They held an event at Concordia College in Moorhead on Martin Luther King, Jr. Day entitled, "How to embrace your inner racist: A session for white people."

    Judging the title through a literal lens, it would seem that the event's organizers were not just looking to stir the pot and draw attention, they were begging for trouble.

    But perhaps it's encouraging, then, that the event's existence didn't trigger the entire Fargo-Moorhead metro area being set aflame by protesters clashing in the streets. Maybe people are starting to get it, even if it's only one microscopic step at a time. Maybe more people are becoming "woke," even if I despise that particular term as it is casually tossed about today. Are you truly "woke," or in actuality are you simply preoccupied and possibly even obsessed with overreacting to just about everything and making mountains out of millions of grains of sand that you call micro-aggressions?

    The Concordia session on MLK Jr. Day generated some media coverage up and down the Red River Valley, and, yes, the Associated Press assigned someone to write a short article on the subject, but it was mostly an opportunity for Concordia's administration to explain that the event was intentionally organized, designed and titled to raise eyebrows, to be "provocative" and to get people to not only think a little bit, but attend. And, yes, the college's administration went on to say, it was designed for white people, although any people of color would not be turned away.

    An online description of the event indicated that “attendees will be able to recognize and acknowledge that there is a nasty little racist inside them." A bit harsh, right? But what could go wrong, really, other than a bunch of white people who feel enlightened, respectful and welcoming when it comes to appreciating diversity riding in on their high horse and leaving the event afterward feeling minuscule and overwrought with guilt over how it's possible they could have been so off-base in their self-assessment of their feelings on race?

    “The description of the session itself was designed, certainly, to bring some attention. It was a bit provocative. It was a bit edgy” Karl Stumo, Concordia’s vice president for enrollment and marketing, told KFGO-AM. He added that the session was designed for students “to ask tough questions of themselves and other people.”

    The thinking here is, why not? Why not turn inward? The people of this country have been bombarded with racial debates for generations, and rightly so, but since Barack Obama's election as this nation's first African-American president in 2008, it's been timely and appropriate for people to explore the depths of their own souls, to look in their own mirror as they endeavor to find out once and for all exactly what they're truly and honestly comfortable with.

    This self-examination has led to countless exchanges, in person and on social media, that open with qualifiers such as:

    "I'm not a racist..."

    "I don' have a racist bone in my body..."

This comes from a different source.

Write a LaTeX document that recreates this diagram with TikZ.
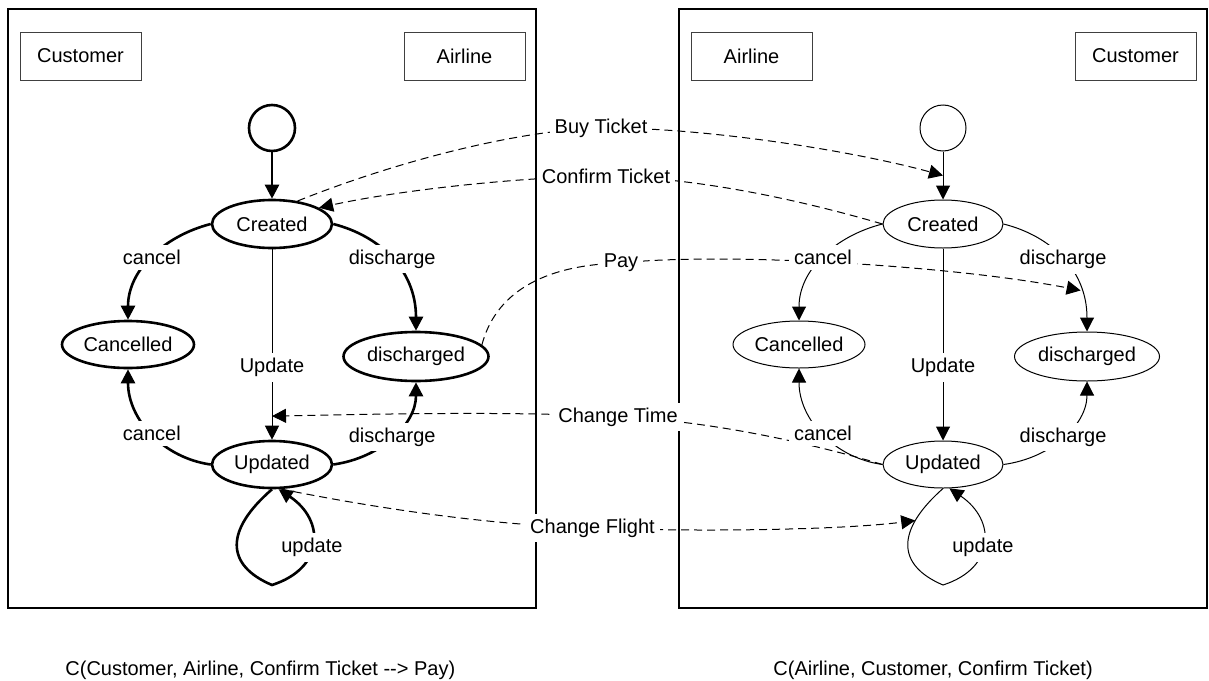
\documentclass[tikz,border=0pt]{standalone}
\usepackage{fontspec}
\setmainfont{Liberation Sans}
\usetikzlibrary{arrows.meta,shapes.geometric}
\pgfdeclarelayer{paper}
\pgfdeclarelayer{msglayer}
\pgfsetlayers{paper,msglayer,main}

\tikzset{
  panelframe/.style={draw, line width=1pt},
  party/.style={draw=black!75, line width=0.5pt, minimum width=60.5pt, minimum height=24pt, inner sep=0pt},
  arrowhd/.style={-{Triangle[length=7pt,width=7pt]}},
  tlabel/.style={fill=white, inner sep=2.5pt},
  mlabel/.style={fill=white, inner sep=2.5pt},
  msg/.style={line width=0.5pt, dash pattern=on 4pt off 2.5pt, arrowhd},
  thinline/.style={line width=0.5pt},
  heavy/.style={trans/.style={line width=1.3pt}, stateline/.style={line width=1.3pt}},
  light/.style={trans/.style={line width=0.5pt}, stateline/.style={line width=0.5pt}},
  fsmstate/.style={ellipse, draw, stateline, inner sep=0pt},
  initstate/.style={circle, draw, stateline, minimum size=23pt, inner sep=0pt},
}

% one protocol state machine inside its frame; #1 name prefix, #2/#3 party names
\newcommand{\fsmpanel}[3]{%
  \draw[panelframe] (8,9) rectangle (536,608);
  \node[party] (#1-partyA) at (80.5,56) {#2};
  \node[party] (#1-partyB) at (464.5,56) {#3};
  \node[initstate] (#1-init) at (272,128) {};
  \node[fsmstate, minimum width=60pt, minimum height=24pt] (#1-Created) at (272,224) {Created};
  \node[fsmstate, minimum width=66pt, minimum height=23.5pt] (#1-Cancelled) at (128,344.5) {Cancelled};
  \node[fsmstate, minimum width=72.5pt, minimum height=24.5pt] (#1-discharged) at (416,356.5) {discharged};
  \node[fsmstate, minimum width=60pt, minimum height=23.5pt] (#1-Updated) at (272,464.5) {Updated};
  \coordinate (#1-loop) at (272,585);
  \draw[trans,arrowhd] (#1-init) -- (#1-Created) coordinate[midway] (#1-buy);
  \draw[trans,arrowhd] (#1-Created.west) .. controls (164,236) and (128,270) .. (#1-Cancelled.north)
     node[tlabel,midway] {cancel};
  \draw[trans,arrowhd] (#1-Created.east) .. controls (380,236) and (416,270) .. (#1-discharged.north)
     node[tlabel,midway] {discharge} coordinate[pos=0.75] (#1-pay);
  \draw[trans,arrowhd] (#1-Updated.west) .. controls (164,458) and (128,420) .. (#1-Cancelled.south)
     node[tlabel,midway] {cancel};
  \draw[trans,arrowhd] (#1-Updated.east) .. controls (380,458) and (416,425) .. (#1-discharged.south)
     node[tlabel,midway] {discharge};
  \draw[thinline,arrowhd] (#1-Created) -- (#1-Updated)
     node[tlabel,pos=0.62] {Update} coordinate[pos=0.876] (#1-chg);
  \draw[trans,arrowhd] (#1-Updated.south) .. controls (225,530) and (225,565) .. (#1-loop)
     coordinate[pos=0.27] (#1-flight)
     .. controls (325,568) and (325,520) .. (#1-Updated.285) node[tlabel,pos=0.45] {update};
}

\begin{document}
\begin{tikzpicture}[x=0.5pt,y=-0.5pt,font=\fontsize{10pt}{12pt}\selectfont]
  \begin{pgfonlayer}{paper}
    \fill[white] (0,0) rectangle (1209,680);
  \end{pgfonlayer}
  \useasboundingbox (0,0) rectangle (1209,680);

  \begin{scope}[heavy]
    \fsmpanel{L}{Customer}{Airline}
  \end{scope}
  \begin{scope}[xshift=335.5pt, light]
    \fsmpanel{R}{Airline}{Customer}
  \end{scope}

  % message label positions
  \coordinate (buyc) at (601,128);
  \coordinate (confc) at (606,176);
  \coordinate (payc) at (621,263);
  \coordinate (timec) at (618,417);
  \coordinate (flightc) at (592.5,528);

  \begin{pgfonlayer}{msglayer}
    \draw[msg] (L-Created.42) .. controls (400,160) and (520,130) .. (buyc)
               .. controls (700,127) and (850,150) .. (R-buy);
    \draw[msg] (R-Created.west) .. controls (800,200) and (700,178) .. (confc)
               .. controls (520,177) and (400,190) .. (L-Created.19);
    \draw[msg] (L-discharged.10) .. controls (495,295) and (540,265) .. (payc)
               .. controls (720,252) and (950,265) .. (R-pay);
    \draw[msg] (R-Updated.west) .. controls (800,440) and (700,420) .. (timec)
               .. controls (520,411) and (380,414) .. (L-chg);
    \draw[msg] (L-Updated.290) .. controls (360,505) and (480,525) .. (flightc)
               .. controls (700,532) and (840,530) .. (R-flight);
  \end{pgfonlayer}

  \node[mlabel] (buy) at (buyc) {Buy Ticket};
  \node[mlabel] (confirm) at (confc) {Confirm Ticket};
  \node[mlabel] (pay) at (payc) {Pay};
  \node[mlabel] (time) at (timec) {Change Time};
  \node[mlabel] (flight) at (flightc) {Change Flight};

  \node[anchor=base west, inner sep=0pt] (capL) at (65,675)
    {C(Customer, Airline, Confirm Ticket -\kern0pt-\kern0pt\textgreater{} Pay)};
  \node[anchor=base west, inner sep=0pt] (capR) at (773,675)
    {C(Airline, Customer, Confirm Ticket)};
\end{tikzpicture}
\end{document}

    "I have all kinds of non-white friends..."

    "I don't even see skin colors..."

    And what is so often the next word in the conversation?

    "But..."

    Rarely does something positive and productive follow.

    But, hey, let us make our claims. It’s a start, at least, to not want to appear outwardly as a close-minded individual. But we need to believe our own claims before we can worry about anyone else’s potential inner demons.

    But, please, don’t say you don’t even see skin colors. Our different tints and shades are beautiful and something to celebrate, not something to pretend don’t even exist as we try to appear enlightened when we gaze out at the world.